Friday 25 December 2015

Movie Review: An Innocent Man (1989)


A prison and revenge drama, An Innocent Man features some harrowing life-behind-bars scenes, but is otherwise clunky and poorly written.

In Long Beach, California, Jimmie Rainwood (Tom Selleck) is a respected aircraft maintenance crew chief, happily married to Kate (Laila Robins). Undercover narcotics detectives Mike Parnell (David Rasche) and Danny Scalise (Richard Young) are celebrated for their frequent drug busts, but in reality are corrupt officers not beyond planting evidence and profiting by skimming from the drugs they seize.

Acting on a muddled tip from a drug dealer, Mike and Danny mistakenly invade Jimmie's house, a bungled operation that ends with Jimmie shot and wounded. To cover up their blunder, the officers plant a gun and drugs in Jimmie's house. He is falsely charged and convicted for shooting at the officers and dealing in narcotics, and sent to prison for six years. Jimmie finds life behind bars tough to handle, and he is threatened by competing black and white supremacist gangs. He finally turns to long-term convict Virgil (F. Murray Abraham) for help. With Virgil's guidance Jimmie learns what it means to toughen up to survive. Once released on parole, he will have to decide how to seek revenge on the men who ruined his life.

About half of An Innocent Man is set in prison, and the film is at its best in portraying life in hell for a wrongly convicted man. Director Peter Yates gets into his stride, and creates for Jimmie the stickiest of dilemmas. He has to accept either humiliation or violence, choices that are equally abhorrent for a decent and well-respected middle class family man. The script by Larry Brothers creates a prison ecosystem where racial divides are alive and thriving, the inmates make and enforce jungle rules, the prison guards are next to useless, and men like Jimmie can choose a side, prove their brutality, or get badly hurt.

The relationship between Jimmie and Virgil is forged in captivity, and should have been the highlight of the film. But the limits of the script are exposed, and what could have been a friendship born out of hardship is glossed upon in a few mediocre scenes. The character of Virgil is rich with possibilities that remain unexplored, with F. Murray Abraham underutilized.

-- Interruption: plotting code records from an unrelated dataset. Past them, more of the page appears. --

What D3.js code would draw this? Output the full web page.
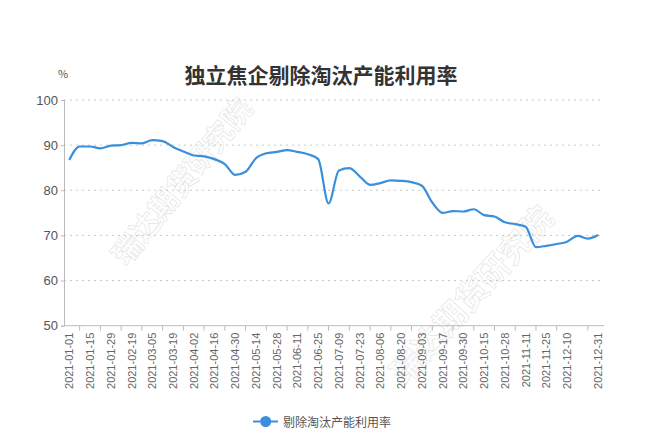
<!DOCTYPE html>
<html>
<head>
<meta charset="utf-8">
<script src="https://cdn.jsdelivr.net/npm/d3@7/dist/d3.min.js"></script>
<style>
html,body{margin:0;padding:0;background:#fff;}
svg{display:block;font-family:"Noto Sans CJK SC","Noto Sans",sans-serif;}
</style>
</head>
<body>
<svg id="chart" width="658" height="448"></svg>
<script>
const title = "独立焦企剔除淘汰产能利用率";
const seriesName = "剔除淘汰产能利用率";
const unitLabel = "%";
const watermark = "瑞达期货研究院";
const dates = [
  "2021-01-01","2021-01-08","2021-01-15","2021-01-22","2021-01-29","2021-02-05","2021-02-19","2021-02-26",
  "2021-03-05","2021-03-12","2021-03-19","2021-03-26","2021-04-02","2021-04-09","2021-04-16","2021-04-23",
  "2021-04-30","2021-05-07","2021-05-14","2021-05-21","2021-05-28","2021-06-04","2021-06-11","2021-06-18",
  "2021-06-25","2021-07-02","2021-07-09","2021-07-16","2021-07-23","2021-07-30","2021-08-06","2021-08-13",
  "2021-08-20","2021-08-27","2021-09-03","2021-09-10","2021-09-17","2021-09-24","2021-09-30","2021-10-08",
  "2021-10-15","2021-10-22","2021-10-28","2021-11-05","2021-11-11","2021-11-19","2021-11-25","2021-12-03",
  "2021-12-10","2021-12-17","2021-12-24","2021-12-31"
];
const values = [
  86.7, 89.7, 89.7, 89.3, 89.9, 90.0, 90.5, 90.4,
  91.1, 90.9, 89.6, 88.6, 87.7, 87.5, 86.9, 85.8,
  83.4, 84.1, 87.1, 88.2, 88.5, 88.9, 88.5, 88.0,
  86.9, 77.1, 84.4, 84.9, 83.1, 81.2, 81.6, 82.2,
  82.1, 81.8, 81.0, 77.3, 75.0, 75.4, 75.3, 75.8,
  74.5, 74.2, 72.9, 72.5, 71.9, 67.4, 67.7, 68.1,
  68.6, 69.9, 69.3, 70.1
];
const yTicks = [50, 60, 70, 80, 90, 100];
// indices of labelled categories, and of tick marks
const labelIdx = d3.range(0, 49, 2).concat([51]);
const tickIdx = d3.range(1, 48, 2).concat([50]);

const svg = d3.select("#chart");

const x = d3.scalePoint().domain(dates).range([69.3, 598.2]);
const y = d3.scaleLinear().domain([50, 100]).range([325.7, 100]);
const plotL = 64, plotR = 604;

// watermarks
[[180, 180, -51, 29], [470, 293, -48, 32]].forEach(([cx, cy, a, fs]) => {
  svg.append("text")
    .attr("transform", `translate(${cx},${cy}) rotate(${a})`)
    .attr("text-anchor", "middle").attr("dominant-baseline", "central")
    .attr("font-size", fs).attr("font-weight", "bold")
    .attr("fill", "none").attr("stroke", "#e2e2e2").attr("stroke-width", 0.6)
    .text(watermark);
});

// grid lines
svg.append("g").selectAll("line").data(yTicks.filter(d => d > 50)).join("line")
  .attr("x1", plotL).attr("x2", plotR)
  .attr("y1", d => y(d)).attr("y2", d => y(d))
  .attr("stroke", "#c8c8c8").attr("stroke-width", 1)
  .attr("stroke-dasharray", "2,4");

// y axis
const yAxis = d3.axisLeft(y).tickValues(yTicks).tickSize(3).tickPadding(3);
const gy = svg.append("g").attr("transform", `translate(${plotL},0)`).call(yAxis);
gy.select(".domain").attr("stroke", "#bbb");
gy.selectAll(".tick line").attr("stroke", "#bbb");
gy.selectAll(".tick text").attr("fill", "#555").attr("font-size", 13)
  .attr("font-family", "'Liberation Sans','DejaVu Sans',sans-serif");

// x axis
const gx = svg.append("g").attr("transform", `translate(0,${y(50)})`);
gx.append("line").attr("x1", plotL).attr("x2", plotR).attr("y1", 0).attr("y2", 0).attr("stroke", "#bbb");
gx.selectAll("line.tk").data(tickIdx).join("line").attr("class", "tk")
  .attr("x1", i => x(dates[i])).attr("x2", i => x(dates[i]))
  .attr("y1", 0).attr("y2", 5).attr("stroke", "#bbb");
gx.selectAll("text").data(labelIdx).join("text")
  .attr("transform", i => `translate(${x(dates[i])},7) rotate(-90)`)
  .attr("text-anchor", "end").attr("dominant-baseline", "central")
  .attr("font-size", 11).attr("fill", "#666")
  .attr("font-family", "'Liberation Sans','DejaVu Sans',sans-serif")
  .text(i => dates[i]);

// line
const line = d3.line().x((d, i) => x(dates[i])).y(d => y(d)).curve(d3.curveMonotoneX);
svg.append("path").datum(values)
  .attr("d", line).attr("fill", "none")
  .attr("stroke", "#3a8fdc").attr("stroke-width", 2.2)
  .attr("stroke-linejoin", "round");

// title
svg.append("text").attr("x", 321).attr("y", 74)
  .attr("text-anchor", "middle").attr("dominant-baseline", "central")
  .attr("font-size", 21).attr("font-weight", "bold").attr("fill", "#333")
  .text(title);

// unit
svg.append("text").attr("x", 63).attr("y", 73)
  .attr("text-anchor", "middle").attr("dominant-baseline", "central")
  .attr("font-size", 11).attr("fill", "#555").text(unitLabel);

// legend
const lg = svg.append("g");
lg.append("line").attr("x1", 253).attr("x2", 278).attr("y1", 421.5).attr("y2", 421.5)
  .attr("stroke", "#3a8fdc").attr("stroke-width", 2);
lg.append("circle").attr("cx", 265.7).attr("cy", 421.5).attr("r", 5.5).attr("fill", "#3a8fdc");
lg.append("text").attr("x", 283).attr("y", 421.5).attr("dominant-baseline", "central")
  .attr("font-size", 12).attr("fill", "#555").text(seriesName);
</script>
</body>
</html>
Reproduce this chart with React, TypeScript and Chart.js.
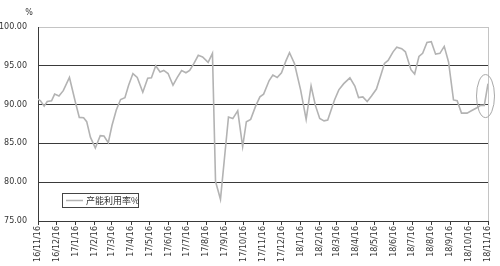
import React, { useEffect, useRef } from "react";
import { Chart, registerables } from "chart.js";

Chart.register(...registerables);

const SERIES_NAME = "产能利用率%";
const UNIT_LABEL = "%";
const START_DATE = Date.UTC(2016, 10, 16);
const MONTH_COUNT = 24;

// day offsets from 2016-11-16
const dayOffsets = [
  0, 4, 10, 15, 22, 27, 34, 41, 51, 61, 67, 74, 79, 85, 93, 101, 107, 114, 120, 127,
  134, 141, 147, 154, 161, 170, 178, 184, 191, 198, 204, 211, 219, 226, 233, 240, 246, 253, 260, 267,
  276, 283, 288, 296, 309, 316, 324, 332, 338, 345, 353, 360, 366, 375, 381, 388, 395, 402, 408, 416,
  426, 435, 443, 450, 457, 464, 470, 481, 488, 496, 506, 514, 520, 527, 534, 541, 549, 557, 562, 568,
  576, 582, 590, 596, 605, 611, 618, 624, 631, 638, 645, 652, 659, 666, 674, 680, 687, 696, 703, 712,
  718, 724, 730,
];

const utilization = [
  90.7, 90.5, 89.8, 90.4, 90.5, 91.35, 91.1, 91.8, 93.5, 90.2, 88.35, 88.3, 87.8, 85.8, 84.4, 86.0, 85.95, 85.1, 87.3, 89.3,
  90.65, 90.9, 92.5, 94.0, 93.5, 91.6, 93.4, 93.45, 95.0, 94.2, 94.4, 94.0, 92.5, 93.5, 94.4, 94.1, 94.4, 95.3, 96.35, 96.15,
  95.45, 96.6, 80.1, 77.8, 88.4, 88.2, 89.2, 84.6, 87.8, 88.1, 89.8, 91.0, 91.35, 93.1, 93.8, 93.5, 94.1, 95.6, 96.7, 95.3,
  91.9, 88.1, 92.4, 89.9, 88.2, 87.9, 88.0, 90.6, 91.9, 92.7, 93.45, 92.4, 90.9, 91.0, 90.4, 91.1, 92.0, 94.0, 95.3, 95.7,
  96.8, 97.4, 97.2, 96.8, 94.5, 93.95, 96.2, 96.6, 98.0, 98.1, 96.5, 96.6, 97.5, 95.5, 90.6, 90.5, 88.9, 88.9, 89.2, 89.6,
  89.9, 89.9, 92.7,
];

const Y_MIN = 75;
const Y_MAX = 100;
const Y_STEP = 5;
const HIGHLIGHT_VALUE = 91.1; // centre of the circled region at the last point

const monthTickDays: number[] = [];
const monthTickLabels: string[] = [];
for (let i = 0; i <= MONTH_COUNT; i++) {
  const d = new Date(Date.UTC(2016, 10 + i, 16));
  monthTickDays.push(Math.round((d.getTime() - START_DATE) / 86400000));
  monthTickLabels.push(
    `${String(d.getUTCFullYear()).slice(2)}/${d.getUTCMonth() + 1}/${d.getUTCDate()}`
  );
}

const FONT = "'DejaVu Sans', sans-serif";
const TEXT_COLOR = "#333333";
const GRID_DARK = "#3a3a3a";
const GRID_LIGHT = "#c4c4c4";
const LINE_COLOR = "#b3b3b3";

const decorPlugin = {
  id: "decor",
  beforeDraw(chart: any) {
    const { ctx, width, height } = chart;
    ctx.save();
    ctx.fillStyle = "#ffffff";
    ctx.fillRect(0, 0, width, height);
    ctx.restore();
  },
  afterDatasetsDraw(chart: any) {
    const { ctx, chartArea, scales } = chart;
    ctx.save();
    // right border
    ctx.strokeStyle = GRID_LIGHT;
    ctx.lineWidth = 1;
    ctx.beginPath();
    ctx.moveTo(Math.round(chartArea.right) + 0.5, chartArea.top);
    ctx.lineTo(Math.round(chartArea.right) + 0.5, chartArea.bottom);
    ctx.stroke();

    // unit label
    ctx.fillStyle = TEXT_COLOR;
    ctx.font = `8px ${FONT}`;
    ctx.textAlign = "center";
    ctx.textBaseline = "middle";
    ctx.fillText(UNIT_LABEL, chartArea.left - 9, chartArea.top - 14);

    // legend box inside the plot
    const lx = chartArea.left + 24;
    const ly = chartArea.bottom - 28;
    const lw = 76;
    const lh = 14;
    ctx.fillStyle = "#ffffff";
    ctx.fillRect(lx, ly, lw, lh);
    ctx.strokeStyle = "#444444";
    ctx.lineWidth = 1;
    ctx.strokeRect(lx + 0.5, ly + 0.5, lw, lh);
    ctx.strokeStyle = LINE_COLOR;
    ctx.lineWidth = 1.5;
    ctx.beginPath();
    ctx.moveTo(lx + 4, ly + lh / 2 + 0.5);
    ctx.lineTo(lx + 21, ly + lh / 2 + 0.5);
    ctx.stroke();
    ctx.fillStyle = TEXT_COLOR;
    ctx.font = `9px 'Noto Sans CJK SC', sans-serif`;
    ctx.textAlign = "left";
    ctx.textBaseline = "middle";
    ctx.fillText(SERIES_NAME, lx + 24, ly + lh / 2 + 1);

    // highlight ellipse around the latest point
    const xs = scales.x;
    const ys = scales.y;
    const lastDay = dayOffsets[dayOffsets.length - 1];
    const cx = xs.getPixelForValue(lastDay) - 2.5;
    const cy = ys.getPixelForValue(HIGHLIGHT_VALUE);
    ctx.strokeStyle = "#a8a8a8";
    ctx.lineWidth = 1;
    ctx.beginPath();
    ctx.ellipse(cx, cy, 9, 21.5, 0, 0, Math.PI * 2);
    ctx.stroke();
    ctx.restore();
  },
};

export default function App() {
  const canvasRef = useRef<HTMLCanvasElement | null>(null);

  useEffect(() => {
    const canvas = canvasRef.current;
    if (!canvas) return;
    const data = dayOffsets.map((d, i) => ({ x: d, y: utilization[i] }));
    const chart = new Chart(canvas, {
      type: "line",
      data: {
        datasets: [
          {
            label: SERIES_NAME,
            data,
            borderColor: LINE_COLOR,
            borderWidth: 1.6,
            pointRadius: 0,
            tension: 0,
            fill: false,
          },
        ],
      },
      options: {
        animation: false,
        responsive: false,
        maintainAspectRatio: false,
        layout: { padding: { top: 27, right: 12, left: 0, bottom: 0 } },
        plugins: {
          legend: { display: false },
          tooltip: { enabled: false },
        },
        scales: {
          x: {
            type: "linear",
            min: 0,
            max: monthTickDays[monthTickDays.length - 1],
            afterBuildTicks: (scale: any) => {
              scale.ticks = monthTickDays.map((v) => ({ value: v }));
            },
            afterFit: (scale: any) => {
              scale.height = 45;
            },
            grid: {
              display: true,
              drawOnChartArea: false,
              drawTicks: true,
              tickLength: 4,
              color: GRID_DARK,
            },
            border: { display: true, color: GRID_DARK, width: 1 },
            ticks: {
              autoSkip: false,
              minRotation: 90,
              maxRotation: 90,
              padding: 1,
              color: TEXT_COLOR,
              font: { family: FONT, size: 8 },
              callback: (value: any) => {
                const idx = monthTickDays.indexOf(Number(value));
                return idx >= 0 ? monthTickLabels[idx] : "";
              },
            },
          },
          y: {
            min: Y_MIN,
            max: Y_MAX,
            afterFit: (scale: any) => {
              scale.width = 38;
            },
            grid: {
              drawTicks: false,
              color: (c: any) => (c.tick && c.tick.value === Y_MAX ? GRID_LIGHT : GRID_DARK),
              lineWidth: 1,
            },
            border: { display: true, color: GRID_DARK, width: 1 },
            ticks: {
              stepSize: Y_STEP,
              padding: 11,
              color: TEXT_COLOR,
              font: { family: FONT, size: 8 },
              callback: (v: any) => Number(v).toFixed(2),
            },
          },
        },
      },
      plugins: [decorPlugin],
    } as any);
    return () => chart.destroy();
  }, []);

  return (
    <div style={{ position: "fixed", left: 0, top: 0, width: 500, height: 266, background: "#fff" }}>
      <canvas ref={canvasRef} width={500} height={266} style={{ display: "block" }} />
    </div>
  );
}
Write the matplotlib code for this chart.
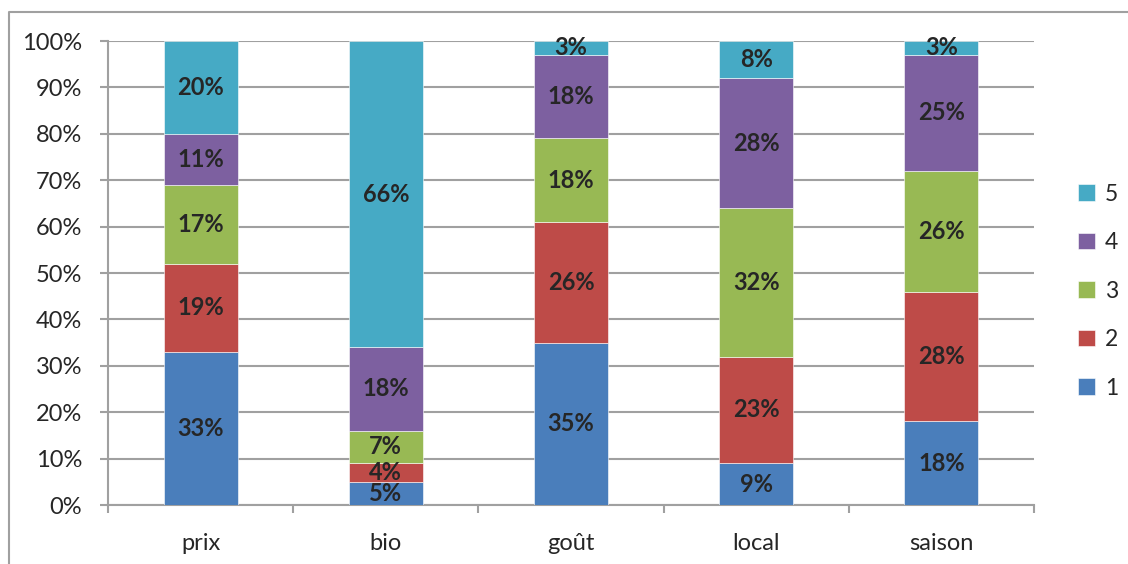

If the scenes in prison are at least interesting if not completely fulfilling, the film falls apart outside the walls of confinement. The opening act is listless and features one of the worst attempts at courtroom drama put to film. From a drug dealer testimony being accepted at face value to the planted gun not receiving any scrutiny, the case against Jimmie Rainwood would and should have been torn to shreds by any competent lawyer, but here there is a rush to convict that serves the plot but is simply ridiculous. Worse still is the final act, with the revenge theme kicking in and an ill-conceived and convoluted plot being hatched that ends with a wild shoot-out in a failed attempt to satisfy fans of mindless action.

Tom Selleck doesn't do much to prove that he had any big-screen potential, and pales in the few scenes next to Abraham. In the supporting cast David Rasche makes for an entertaining late 1980s villain, hamming it up as a charismatic but near-psychotic corrupt cop who believes his own invincibility hype.

While not a total loss, An Innocent Man is guilty of a piddling performance while on parole.